▶ **Description of the task**: Read the lines below. Copy out any that hold the string "with".

** Start **

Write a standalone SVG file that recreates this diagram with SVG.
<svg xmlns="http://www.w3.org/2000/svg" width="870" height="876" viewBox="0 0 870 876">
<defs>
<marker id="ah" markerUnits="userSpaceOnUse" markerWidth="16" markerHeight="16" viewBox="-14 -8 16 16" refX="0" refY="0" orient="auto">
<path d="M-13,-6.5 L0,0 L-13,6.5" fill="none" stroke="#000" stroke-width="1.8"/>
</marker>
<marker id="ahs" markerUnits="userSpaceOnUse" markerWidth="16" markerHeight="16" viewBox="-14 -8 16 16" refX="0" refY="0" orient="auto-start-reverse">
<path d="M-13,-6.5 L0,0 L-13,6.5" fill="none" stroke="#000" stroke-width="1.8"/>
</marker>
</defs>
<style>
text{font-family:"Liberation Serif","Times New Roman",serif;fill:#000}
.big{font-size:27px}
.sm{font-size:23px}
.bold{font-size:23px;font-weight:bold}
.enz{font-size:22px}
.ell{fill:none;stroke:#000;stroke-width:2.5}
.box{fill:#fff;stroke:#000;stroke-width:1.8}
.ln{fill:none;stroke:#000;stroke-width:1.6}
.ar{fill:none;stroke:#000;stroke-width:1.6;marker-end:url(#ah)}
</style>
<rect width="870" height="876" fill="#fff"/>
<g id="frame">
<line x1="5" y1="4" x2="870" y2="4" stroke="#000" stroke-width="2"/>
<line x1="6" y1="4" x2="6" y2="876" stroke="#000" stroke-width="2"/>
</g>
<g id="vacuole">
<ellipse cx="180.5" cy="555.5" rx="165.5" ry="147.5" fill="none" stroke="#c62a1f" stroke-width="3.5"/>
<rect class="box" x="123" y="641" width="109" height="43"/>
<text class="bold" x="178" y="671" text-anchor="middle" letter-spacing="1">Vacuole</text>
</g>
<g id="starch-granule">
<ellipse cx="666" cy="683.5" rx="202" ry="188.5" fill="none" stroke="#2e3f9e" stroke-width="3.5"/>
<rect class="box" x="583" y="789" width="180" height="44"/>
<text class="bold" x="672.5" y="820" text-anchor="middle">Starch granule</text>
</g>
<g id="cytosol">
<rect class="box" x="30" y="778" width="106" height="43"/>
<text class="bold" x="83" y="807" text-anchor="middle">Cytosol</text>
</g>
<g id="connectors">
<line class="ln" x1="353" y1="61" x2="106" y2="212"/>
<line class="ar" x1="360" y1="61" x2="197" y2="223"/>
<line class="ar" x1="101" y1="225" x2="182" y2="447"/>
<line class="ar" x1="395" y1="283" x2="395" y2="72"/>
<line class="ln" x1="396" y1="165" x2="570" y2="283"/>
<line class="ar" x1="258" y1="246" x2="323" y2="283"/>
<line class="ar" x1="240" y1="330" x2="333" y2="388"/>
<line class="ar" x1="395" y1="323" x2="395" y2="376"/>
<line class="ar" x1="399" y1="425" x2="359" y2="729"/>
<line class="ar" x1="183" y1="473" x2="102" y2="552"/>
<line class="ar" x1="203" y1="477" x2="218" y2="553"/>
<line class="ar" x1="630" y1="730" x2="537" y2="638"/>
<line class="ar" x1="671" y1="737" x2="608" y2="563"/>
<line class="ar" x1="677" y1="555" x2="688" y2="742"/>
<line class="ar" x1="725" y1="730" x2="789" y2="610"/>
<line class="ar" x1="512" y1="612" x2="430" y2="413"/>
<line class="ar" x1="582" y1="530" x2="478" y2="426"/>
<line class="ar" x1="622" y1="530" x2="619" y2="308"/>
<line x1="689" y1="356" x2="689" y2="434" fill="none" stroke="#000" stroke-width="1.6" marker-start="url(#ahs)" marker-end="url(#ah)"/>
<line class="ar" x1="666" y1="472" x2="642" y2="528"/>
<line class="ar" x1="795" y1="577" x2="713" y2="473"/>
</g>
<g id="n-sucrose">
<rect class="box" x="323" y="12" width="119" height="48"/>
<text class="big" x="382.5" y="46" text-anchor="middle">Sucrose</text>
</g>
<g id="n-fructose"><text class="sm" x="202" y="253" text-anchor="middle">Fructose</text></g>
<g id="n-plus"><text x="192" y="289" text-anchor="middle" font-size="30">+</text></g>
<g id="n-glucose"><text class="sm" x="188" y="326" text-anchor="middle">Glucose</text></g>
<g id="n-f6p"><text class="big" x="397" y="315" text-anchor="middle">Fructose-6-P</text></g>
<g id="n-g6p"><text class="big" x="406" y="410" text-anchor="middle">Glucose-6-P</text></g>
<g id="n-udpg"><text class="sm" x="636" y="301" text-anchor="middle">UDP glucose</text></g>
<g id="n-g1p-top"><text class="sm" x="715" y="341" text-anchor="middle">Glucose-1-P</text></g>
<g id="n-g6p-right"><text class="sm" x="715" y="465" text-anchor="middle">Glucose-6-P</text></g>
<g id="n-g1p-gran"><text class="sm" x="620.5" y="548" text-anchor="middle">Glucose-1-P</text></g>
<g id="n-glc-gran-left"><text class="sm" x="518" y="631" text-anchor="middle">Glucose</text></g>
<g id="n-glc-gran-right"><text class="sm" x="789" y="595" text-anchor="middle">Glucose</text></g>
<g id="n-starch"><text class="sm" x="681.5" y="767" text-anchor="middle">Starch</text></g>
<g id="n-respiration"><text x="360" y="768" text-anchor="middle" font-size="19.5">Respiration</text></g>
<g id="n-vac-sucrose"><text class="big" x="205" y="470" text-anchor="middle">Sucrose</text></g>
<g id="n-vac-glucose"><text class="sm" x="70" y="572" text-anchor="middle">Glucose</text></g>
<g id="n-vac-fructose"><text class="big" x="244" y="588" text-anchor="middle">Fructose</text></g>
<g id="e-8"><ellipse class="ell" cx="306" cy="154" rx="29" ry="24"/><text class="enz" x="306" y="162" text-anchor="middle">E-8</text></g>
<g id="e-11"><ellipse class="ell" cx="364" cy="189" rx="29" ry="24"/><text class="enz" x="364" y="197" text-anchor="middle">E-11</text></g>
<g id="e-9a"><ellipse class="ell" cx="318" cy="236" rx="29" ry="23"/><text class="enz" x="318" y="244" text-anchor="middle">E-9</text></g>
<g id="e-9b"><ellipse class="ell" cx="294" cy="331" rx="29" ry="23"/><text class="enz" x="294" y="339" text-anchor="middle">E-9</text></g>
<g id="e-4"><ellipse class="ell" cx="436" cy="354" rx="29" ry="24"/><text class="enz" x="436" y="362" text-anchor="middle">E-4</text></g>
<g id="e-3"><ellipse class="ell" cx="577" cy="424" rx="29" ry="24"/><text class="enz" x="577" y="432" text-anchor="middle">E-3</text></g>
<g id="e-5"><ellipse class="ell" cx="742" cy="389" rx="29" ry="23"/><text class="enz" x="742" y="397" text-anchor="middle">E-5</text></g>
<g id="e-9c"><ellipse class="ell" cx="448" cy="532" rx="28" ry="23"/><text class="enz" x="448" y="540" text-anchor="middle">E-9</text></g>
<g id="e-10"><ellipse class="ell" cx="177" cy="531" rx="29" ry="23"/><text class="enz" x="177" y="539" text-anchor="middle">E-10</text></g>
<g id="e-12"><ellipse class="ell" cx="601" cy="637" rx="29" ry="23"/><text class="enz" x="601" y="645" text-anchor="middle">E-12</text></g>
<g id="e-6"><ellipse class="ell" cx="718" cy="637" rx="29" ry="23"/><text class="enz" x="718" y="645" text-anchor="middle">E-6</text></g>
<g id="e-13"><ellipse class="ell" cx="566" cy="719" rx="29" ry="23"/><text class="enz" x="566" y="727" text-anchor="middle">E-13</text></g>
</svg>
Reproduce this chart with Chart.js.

** End **

▶ **Reply to the task**:
Write a standalone SVG file that recreates this diagram with SVG.
Reproduce this chart with Chart.js.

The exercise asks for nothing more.